Without altering anything, output the material below.

## BEGIN DATASET SECTION

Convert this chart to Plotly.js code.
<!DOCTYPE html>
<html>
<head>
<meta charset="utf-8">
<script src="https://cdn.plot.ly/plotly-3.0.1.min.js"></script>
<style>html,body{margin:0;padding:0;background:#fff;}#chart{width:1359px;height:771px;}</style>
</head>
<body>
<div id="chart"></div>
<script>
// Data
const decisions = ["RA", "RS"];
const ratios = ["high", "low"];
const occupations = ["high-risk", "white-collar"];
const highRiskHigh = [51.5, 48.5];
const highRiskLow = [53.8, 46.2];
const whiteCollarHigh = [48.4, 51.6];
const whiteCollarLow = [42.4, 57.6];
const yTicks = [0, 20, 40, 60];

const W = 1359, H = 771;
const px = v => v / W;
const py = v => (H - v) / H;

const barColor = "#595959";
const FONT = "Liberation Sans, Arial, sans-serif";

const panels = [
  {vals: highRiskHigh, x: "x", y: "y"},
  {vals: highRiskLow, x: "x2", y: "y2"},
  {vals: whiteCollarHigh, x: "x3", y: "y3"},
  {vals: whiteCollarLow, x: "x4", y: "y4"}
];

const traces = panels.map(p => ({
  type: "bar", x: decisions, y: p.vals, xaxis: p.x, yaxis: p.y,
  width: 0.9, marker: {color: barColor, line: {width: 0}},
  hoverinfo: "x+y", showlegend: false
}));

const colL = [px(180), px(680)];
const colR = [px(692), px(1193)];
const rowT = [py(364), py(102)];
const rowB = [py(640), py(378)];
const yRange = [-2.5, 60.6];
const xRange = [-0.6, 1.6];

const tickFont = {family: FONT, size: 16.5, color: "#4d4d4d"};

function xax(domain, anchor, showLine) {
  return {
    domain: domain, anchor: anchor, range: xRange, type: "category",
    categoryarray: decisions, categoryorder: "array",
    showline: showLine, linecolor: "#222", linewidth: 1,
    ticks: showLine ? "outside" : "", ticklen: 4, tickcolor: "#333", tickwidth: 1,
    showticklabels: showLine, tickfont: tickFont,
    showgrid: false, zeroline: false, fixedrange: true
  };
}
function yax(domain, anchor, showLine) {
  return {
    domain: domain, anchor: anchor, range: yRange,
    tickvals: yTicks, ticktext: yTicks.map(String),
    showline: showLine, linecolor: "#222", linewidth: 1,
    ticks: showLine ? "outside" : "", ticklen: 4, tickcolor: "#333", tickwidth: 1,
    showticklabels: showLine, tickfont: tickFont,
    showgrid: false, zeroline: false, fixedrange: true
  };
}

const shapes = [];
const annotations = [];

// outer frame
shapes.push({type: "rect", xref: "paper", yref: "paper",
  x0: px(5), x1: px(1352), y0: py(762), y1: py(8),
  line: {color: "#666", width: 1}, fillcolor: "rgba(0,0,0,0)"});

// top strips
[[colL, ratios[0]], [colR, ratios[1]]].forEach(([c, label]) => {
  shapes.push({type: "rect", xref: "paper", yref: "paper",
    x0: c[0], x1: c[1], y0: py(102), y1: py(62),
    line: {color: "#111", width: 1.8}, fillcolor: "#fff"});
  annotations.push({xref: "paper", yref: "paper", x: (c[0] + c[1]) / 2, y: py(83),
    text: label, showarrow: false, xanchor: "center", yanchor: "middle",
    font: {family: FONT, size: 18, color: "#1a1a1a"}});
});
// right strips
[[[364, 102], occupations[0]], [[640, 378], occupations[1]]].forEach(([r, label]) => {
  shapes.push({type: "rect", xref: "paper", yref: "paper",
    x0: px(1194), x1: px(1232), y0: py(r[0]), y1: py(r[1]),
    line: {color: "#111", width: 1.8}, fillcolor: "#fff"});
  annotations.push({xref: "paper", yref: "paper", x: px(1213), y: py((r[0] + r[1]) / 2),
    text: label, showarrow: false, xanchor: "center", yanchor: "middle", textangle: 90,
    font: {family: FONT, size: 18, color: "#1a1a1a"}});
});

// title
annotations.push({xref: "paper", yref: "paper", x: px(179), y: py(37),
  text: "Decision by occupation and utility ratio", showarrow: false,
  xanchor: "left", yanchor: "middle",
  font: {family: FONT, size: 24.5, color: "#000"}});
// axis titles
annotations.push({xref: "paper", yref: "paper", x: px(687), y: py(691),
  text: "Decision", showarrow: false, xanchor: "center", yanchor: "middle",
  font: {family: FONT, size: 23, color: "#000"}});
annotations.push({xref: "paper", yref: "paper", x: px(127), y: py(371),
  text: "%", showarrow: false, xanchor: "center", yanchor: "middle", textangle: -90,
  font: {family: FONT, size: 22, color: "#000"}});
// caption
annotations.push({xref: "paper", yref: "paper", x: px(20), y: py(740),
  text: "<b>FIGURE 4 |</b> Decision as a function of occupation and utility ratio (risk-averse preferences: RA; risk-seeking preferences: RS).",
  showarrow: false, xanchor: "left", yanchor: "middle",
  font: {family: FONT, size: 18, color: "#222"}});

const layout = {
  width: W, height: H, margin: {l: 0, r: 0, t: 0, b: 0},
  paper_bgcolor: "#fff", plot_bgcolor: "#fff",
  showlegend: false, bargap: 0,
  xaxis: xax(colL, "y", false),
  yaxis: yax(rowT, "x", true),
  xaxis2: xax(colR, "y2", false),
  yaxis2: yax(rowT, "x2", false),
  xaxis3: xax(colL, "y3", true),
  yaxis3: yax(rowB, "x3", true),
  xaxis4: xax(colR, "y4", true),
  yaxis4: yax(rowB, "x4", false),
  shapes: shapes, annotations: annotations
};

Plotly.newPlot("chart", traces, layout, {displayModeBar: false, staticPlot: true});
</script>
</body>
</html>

## END DATASET SECTION

RIGHT ANSWER.
Convert this chart to Plotly.js code.
<!DOCTYPE html>
<html>
<head>
<meta charset="utf-8">
<script src="https://cdn.plot.ly/plotly-3.0.1.min.js"></script>
<style>html,body{margin:0;padding:0;background:#fff;}#chart{width:1359px;height:771px;}</style>
</head>
<body>
<div id="chart"></div>
<script>
// Data
const decisions = ["RA", "RS"];
const ratios = ["high", "low"];
const occupations = ["high-risk", "white-collar"];
const highRiskHigh = [51.5, 48.5];
const highRiskLow = [53.8, 46.2];
const whiteCollarHigh = [48.4, 51.6];
const whiteCollarLow = [42.4, 57.6];
const yTicks = [0, 20, 40, 60];

const W = 1359, H = 771;
const px = v => v / W;
const py = v => (H - v) / H;

const barColor = "#595959";
const FONT = "Liberation Sans, Arial, sans-serif";

const panels = [
  {vals: highRiskHigh, x: "x", y: "y"},
  {vals: highRiskLow, x: "x2", y: "y2"},
  {vals: whiteCollarHigh, x: "x3", y: "y3"},
  {vals: whiteCollarLow, x: "x4", y: "y4"}
];

const traces = panels.map(p => ({
  type: "bar", x: decisions, y: p.vals, xaxis: p.x, yaxis: p.y,
  width: 0.9, marker: {color: barColor, line: {width: 0}},
  hoverinfo: "x+y", showlegend: false
}));

const colL = [px(180), px(680)];
const colR = [px(692), px(1193)];
const rowT = [py(364), py(102)];
const rowB = [py(640), py(378)];
const yRange = [-2.5, 60.6];
const xRange = [-0.6, 1.6];

const tickFont = {family: FONT, size: 16.5, color: "#4d4d4d"};

function xax(domain, anchor, showLine) {
  return {
    domain: domain, anchor: anchor, range: xRange, type: "category",
    categoryarray: decisions, categoryorder: "array",
    showline: showLine, linecolor: "#222", linewidth: 1,
    ticks: showLine ? "outside" : "", ticklen: 4, tickcolor: "#333", tickwidth: 1,
    showticklabels: showLine, tickfont: tickFont,
    showgrid: false, zeroline: false, fixedrange: true
  };
}
function yax(domain, anchor, showLine) {
  return {
    domain: domain, anchor: anchor, range: yRange,
    tickvals: yTicks, ticktext: yTicks.map(String),
    showline: showLine, linecolor: "#222", linewidth: 1,
    ticks: showLine ? "outside" : "", ticklen: 4, tickcolor: "#333", tickwidth: 1,
    showticklabels: showLine, tickfont: tickFont,
    showgrid: false, zeroline: false, fixedrange: true
  };
}

const shapes = [];
const annotations = [];

// outer frame
shapes.push({type: "rect", xref: "paper", yref: "paper",
  x0: px(5), x1: px(1352), y0: py(762), y1: py(8),
  line: {color: "#666", width: 1}, fillcolor: "rgba(0,0,0,0)"});

// top strips
[[colL, ratios[0]], [colR, ratios[1]]].forEach(([c, label]) => {
  shapes.push({type: "rect", xref: "paper", yref: "paper",
    x0: c[0], x1: c[1], y0: py(102), y1: py(62),
    line: {color: "#111", width: 1.8}, fillcolor: "#fff"});
  annotations.push({xref: "paper", yref: "paper", x: (c[0] + c[1]) / 2, y: py(83),
    text: label, showarrow: false, xanchor: "center", yanchor: "middle",
    font: {family: FONT, size: 18, color: "#1a1a1a"}});
});
// right strips
[[[364, 102], occupations[0]], [[640, 378], occupations[1]]].forEach(([r, label]) => {
  shapes.push({type: "rect", xref: "paper", yref: "paper",
    x0: px(1194), x1: px(1232), y0: py(r[0]), y1: py(r[1]),
    line: {color: "#111", width: 1.8}, fillcolor: "#fff"});
  annotations.push({xref: "paper", yref: "paper", x: px(1213), y: py((r[0] + r[1]) / 2),
    text: label, showarrow: false, xanchor: "center", yanchor: "middle", textangle: 90,
    font: {family: FONT, size: 18, color: "#1a1a1a"}});
});

// title
annotations.push({xref: "paper", yref: "paper", x: px(179), y: py(37),
  text: "Decision by occupation and utility ratio", showarrow: false,
  xanchor: "left", yanchor: "middle",
  font: {family: FONT, size: 24.5, color: "#000"}});
// axis titles
annotations.push({xref: "paper", yref: "paper", x: px(687), y: py(691),
  text: "Decision", showarrow: false, xanchor: "center", yanchor: "middle",
  font: {family: FONT, size: 23, color: "#000"}});
annotations.push({xref: "paper", yref: "paper", x: px(127), y: py(371),
  text: "%", showarrow: false, xanchor: "center", yanchor: "middle", textangle: -90,
  font: {family: FONT, size: 22, color: "#000"}});
// caption
annotations.push({xref: "paper", yref: "paper", x: px(20), y: py(740),
  text: "<b>FIGURE 4 |</b> Decision as a function of occupation and utility ratio (risk-averse preferences: RA; risk-seeking preferences: RS).",
  showarrow: false, xanchor: "left", yanchor: "middle",
  font: {family: FONT, size: 18, color: "#222"}});

const layout = {
  width: W, height: H, margin: {l: 0, r: 0, t: 0, b: 0},
  paper_bgcolor: "#fff", plot_bgcolor: "#fff",
  showlegend: false, bargap: 0,
  xaxis: xax(colL, "y", false),
  yaxis: yax(rowT, "x", true),
  xaxis2: xax(colR, "y2", false),
  yaxis2: yax(rowT, "x2", false),
  xaxis3: xax(colL, "y3", true),
  yaxis3: yax(rowB, "x3", true),
  xaxis4: xax(colR, "y4", true),
  yaxis4: yax(rowB, "x4", false),
  shapes: shapes, annotations: annotations
};

Plotly.newPlot("chart", traces, layout, {displayModeBar: false, staticPlot: true});
</script>
</body>
</html>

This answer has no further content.